EXERCISE INSTRUCTIONS: Repeat the listing exactly as given, omitting every image.

━━━ DATASET EXCERPT

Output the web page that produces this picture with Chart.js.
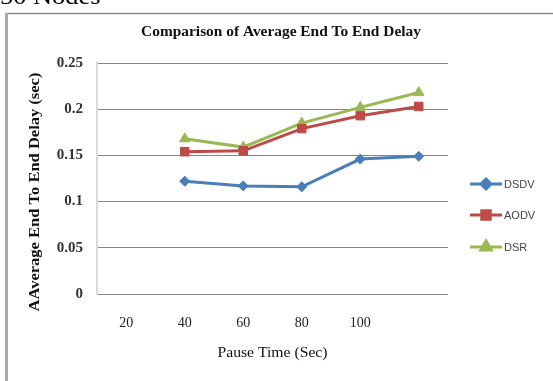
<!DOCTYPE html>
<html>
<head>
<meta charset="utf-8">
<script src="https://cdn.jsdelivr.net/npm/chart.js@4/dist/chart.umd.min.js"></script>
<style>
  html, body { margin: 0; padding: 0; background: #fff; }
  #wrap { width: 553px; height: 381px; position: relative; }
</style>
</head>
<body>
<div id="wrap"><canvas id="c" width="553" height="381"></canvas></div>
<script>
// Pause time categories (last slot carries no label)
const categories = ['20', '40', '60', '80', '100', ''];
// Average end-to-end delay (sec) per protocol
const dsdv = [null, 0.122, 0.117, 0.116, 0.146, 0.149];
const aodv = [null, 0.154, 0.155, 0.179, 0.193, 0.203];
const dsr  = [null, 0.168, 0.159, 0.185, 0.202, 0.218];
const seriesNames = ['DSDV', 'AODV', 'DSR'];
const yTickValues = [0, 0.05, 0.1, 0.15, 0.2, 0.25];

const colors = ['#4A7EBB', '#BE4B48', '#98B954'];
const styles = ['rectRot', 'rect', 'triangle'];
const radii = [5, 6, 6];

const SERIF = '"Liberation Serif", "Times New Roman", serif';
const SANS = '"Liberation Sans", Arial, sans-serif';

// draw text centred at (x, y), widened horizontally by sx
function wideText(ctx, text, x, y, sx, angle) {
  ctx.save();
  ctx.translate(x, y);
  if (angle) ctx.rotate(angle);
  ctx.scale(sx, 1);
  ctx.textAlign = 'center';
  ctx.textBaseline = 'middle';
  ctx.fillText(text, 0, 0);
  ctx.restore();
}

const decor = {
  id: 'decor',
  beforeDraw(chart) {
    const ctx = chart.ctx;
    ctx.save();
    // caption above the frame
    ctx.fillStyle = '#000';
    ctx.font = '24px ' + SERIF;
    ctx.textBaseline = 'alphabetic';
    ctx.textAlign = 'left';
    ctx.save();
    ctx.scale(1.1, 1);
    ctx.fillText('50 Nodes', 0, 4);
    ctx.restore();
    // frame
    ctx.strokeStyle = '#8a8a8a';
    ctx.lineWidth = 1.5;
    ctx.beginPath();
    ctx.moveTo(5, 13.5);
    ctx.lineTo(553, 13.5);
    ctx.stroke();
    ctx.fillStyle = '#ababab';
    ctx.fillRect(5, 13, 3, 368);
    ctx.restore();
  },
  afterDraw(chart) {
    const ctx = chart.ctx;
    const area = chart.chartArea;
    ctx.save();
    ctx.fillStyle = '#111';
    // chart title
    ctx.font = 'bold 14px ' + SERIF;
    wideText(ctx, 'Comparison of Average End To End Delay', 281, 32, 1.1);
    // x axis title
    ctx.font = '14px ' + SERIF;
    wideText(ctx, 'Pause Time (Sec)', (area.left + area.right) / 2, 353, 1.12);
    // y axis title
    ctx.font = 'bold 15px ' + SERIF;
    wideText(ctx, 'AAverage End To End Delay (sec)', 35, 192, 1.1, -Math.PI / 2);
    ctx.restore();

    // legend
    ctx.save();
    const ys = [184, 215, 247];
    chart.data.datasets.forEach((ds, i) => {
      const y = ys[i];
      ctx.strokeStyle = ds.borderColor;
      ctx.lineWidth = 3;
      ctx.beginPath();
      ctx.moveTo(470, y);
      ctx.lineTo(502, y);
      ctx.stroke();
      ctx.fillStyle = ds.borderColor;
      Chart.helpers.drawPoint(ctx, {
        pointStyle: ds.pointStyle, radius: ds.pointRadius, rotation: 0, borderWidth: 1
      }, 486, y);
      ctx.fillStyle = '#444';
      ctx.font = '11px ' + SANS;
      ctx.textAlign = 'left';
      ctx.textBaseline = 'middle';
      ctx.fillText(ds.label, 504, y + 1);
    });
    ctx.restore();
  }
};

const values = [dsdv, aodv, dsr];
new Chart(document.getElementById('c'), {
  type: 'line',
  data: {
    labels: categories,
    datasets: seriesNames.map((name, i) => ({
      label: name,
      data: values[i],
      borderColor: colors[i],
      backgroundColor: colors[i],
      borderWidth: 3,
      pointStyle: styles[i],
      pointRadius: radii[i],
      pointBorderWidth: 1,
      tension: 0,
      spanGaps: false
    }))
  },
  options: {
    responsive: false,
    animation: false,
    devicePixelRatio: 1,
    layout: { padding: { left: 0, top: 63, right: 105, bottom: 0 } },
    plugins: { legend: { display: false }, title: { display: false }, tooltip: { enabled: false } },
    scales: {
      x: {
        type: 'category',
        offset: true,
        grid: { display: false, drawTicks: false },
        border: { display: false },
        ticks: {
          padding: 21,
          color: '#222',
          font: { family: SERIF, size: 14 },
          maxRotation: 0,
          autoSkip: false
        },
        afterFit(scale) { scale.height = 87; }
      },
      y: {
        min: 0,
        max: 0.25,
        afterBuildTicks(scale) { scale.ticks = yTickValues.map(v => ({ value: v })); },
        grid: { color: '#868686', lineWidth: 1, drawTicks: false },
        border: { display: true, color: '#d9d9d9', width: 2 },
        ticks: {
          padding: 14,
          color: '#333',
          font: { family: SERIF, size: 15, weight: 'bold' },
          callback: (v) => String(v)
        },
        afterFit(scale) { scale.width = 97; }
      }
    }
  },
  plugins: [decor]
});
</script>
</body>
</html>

━━━━━━

EXERCISE OUTPUT:
Output the web page that produces this picture with Chart.js.
<!DOCTYPE html>
<html>
<head>
<meta charset="utf-8">
<script src="https://cdn.jsdelivr.net/npm/chart.js@4/dist/chart.umd.min.js"></script>
<style>
  html, body { margin: 0; padding: 0; background: #fff; }
  #wrap { width: 553px; height: 381px; position: relative; }
</style>
</head>
<body>
<div id="wrap"><canvas id="c" width="553" height="381"></canvas></div>
<script>
// Pause time categories (last slot carries no label)
const categories = ['20', '40', '60', '80', '100', ''];
// Average end-to-end delay (sec) per protocol
const dsdv = [null, 0.122, 0.117, 0.116, 0.146, 0.149];
const aodv = [null, 0.154, 0.155, 0.179, 0.193, 0.203];
const dsr  = [null, 0.168, 0.159, 0.185, 0.202, 0.218];
const seriesNames = ['DSDV', 'AODV', 'DSR'];
const yTickValues = [0, 0.05, 0.1, 0.15, 0.2, 0.25];

const colors = ['#4A7EBB', '#BE4B48', '#98B954'];
const styles = ['rectRot', 'rect', 'triangle'];
const radii = [5, 6, 6];

const SERIF = '"Liberation Serif", "Times New Roman", serif';
const SANS = '"Liberation Sans", Arial, sans-serif';

// draw text centred at (x, y), widened horizontally by sx
function wideText(ctx, text, x, y, sx, angle) {
  ctx.save();
  ctx.translate(x, y);
  if (angle) ctx.rotate(angle);
  ctx.scale(sx, 1);
  ctx.textAlign = 'center';
  ctx.textBaseline = 'middle';
  ctx.fillText(text, 0, 0);
  ctx.restore();
}

const decor = {
  id: 'decor',
  beforeDraw(chart) {
    const ctx = chart.ctx;
    ctx.save();
    // caption above the frame
    ctx.fillStyle = '#000';
    ctx.font = '24px ' + SERIF;
    ctx.textBaseline = 'alphabetic';
    ctx.textAlign = 'left';
    ctx.save();
    ctx.scale(1.1, 1);
    ctx.fillText('50 Nodes', 0, 4);
    ctx.restore();
    // frame
    ctx.strokeStyle = '#8a8a8a';
    ctx.lineWidth = 1.5;
    ctx.beginPath();
    ctx.moveTo(5, 13.5);
    ctx.lineTo(553, 13.5);
    ctx.stroke();
    ctx.fillStyle = '#ababab';
    ctx.fillRect(5, 13, 3, 368);
    ctx.restore();
  },
  afterDraw(chart) {
    const ctx = chart.ctx;
    const area = chart.chartArea;
    ctx.save();
    ctx.fillStyle = '#111';
    // chart title
    ctx.font = 'bold 14px ' + SERIF;
    wideText(ctx, 'Comparison of Average End To End Delay', 281, 32, 1.1);
    // x axis title
    ctx.font = '14px ' + SERIF;
    wideText(ctx, 'Pause Time (Sec)', (area.left + area.right) / 2, 353, 1.12);
    // y axis title
    ctx.font = 'bold 15px ' + SERIF;
    wideText(ctx, 'AAverage End To End Delay (sec)', 35, 192, 1.1, -Math.PI / 2);
    ctx.restore();

    // legend
    ctx.save();
    const ys = [184, 215, 247];
    chart.data.datasets.forEach((ds, i) => {
      const y = ys[i];
      ctx.strokeStyle = ds.borderColor;
      ctx.lineWidth = 3;
      ctx.beginPath();
      ctx.moveTo(470, y);
      ctx.lineTo(502, y);
      ctx.stroke();
      ctx.fillStyle = ds.borderColor;
      Chart.helpers.drawPoint(ctx, {
        pointStyle: ds.pointStyle, radius: ds.pointRadius, rotation: 0, borderWidth: 1
      }, 486, y);
      ctx.fillStyle = '#444';
      ctx.font = '11px ' + SANS;
      ctx.textAlign = 'left';
      ctx.textBaseline = 'middle';
      ctx.fillText(ds.label, 504, y + 1);
    });
    ctx.restore();
  }
};

const values = [dsdv, aodv, dsr];
new Chart(document.getElementById('c'), {
  type: 'line',
  data: {
    labels: categories,
    datasets: seriesNames.map((name, i) => ({
      label: name,
      data: values[i],
      borderColor: colors[i],
      backgroundColor: colors[i],
      borderWidth: 3,
      pointStyle: styles[i],
      pointRadius: radii[i],
      pointBorderWidth: 1,
      tension: 0,
      spanGaps: false
    }))
  },
  options: {
    responsive: false,
    animation: false,
    devicePixelRatio: 1,
    layout: { padding: { left: 0, top: 63, right: 105, bottom: 0 } },
    plugins: { legend: { display: false }, title: { display: false }, tooltip: { enabled: false } },
    scales: {
      x: {
        type: 'category',
        offset: true,
        grid: { display: false, drawTicks: false },
        border: { display: false },
        ticks: {
          padding: 21,
          color: '#222',
          font: { family: SERIF, size: 14 },
          maxRotation: 0,
          autoSkip: false
        },
        afterFit(scale) { scale.height = 87; }
      },
      y: {
        min: 0,
        max: 0.25,
        afterBuildTicks(scale) { scale.ticks = yTickValues.map(v => ({ value: v })); },
        grid: { color: '#868686', lineWidth: 1, drawTicks: false },
        border: { display: true, color: '#d9d9d9', width: 2 },
        ticks: {
          padding: 14,
          color: '#333',
          font: { family: SERIF, size: 15, weight: 'bold' },
          callback: (v) => String(v)
        },
        afterFit(scale) { scale.width = 97; }
      }
    }
  },
  plugins: [decor]
});
</script>
</body>
</html>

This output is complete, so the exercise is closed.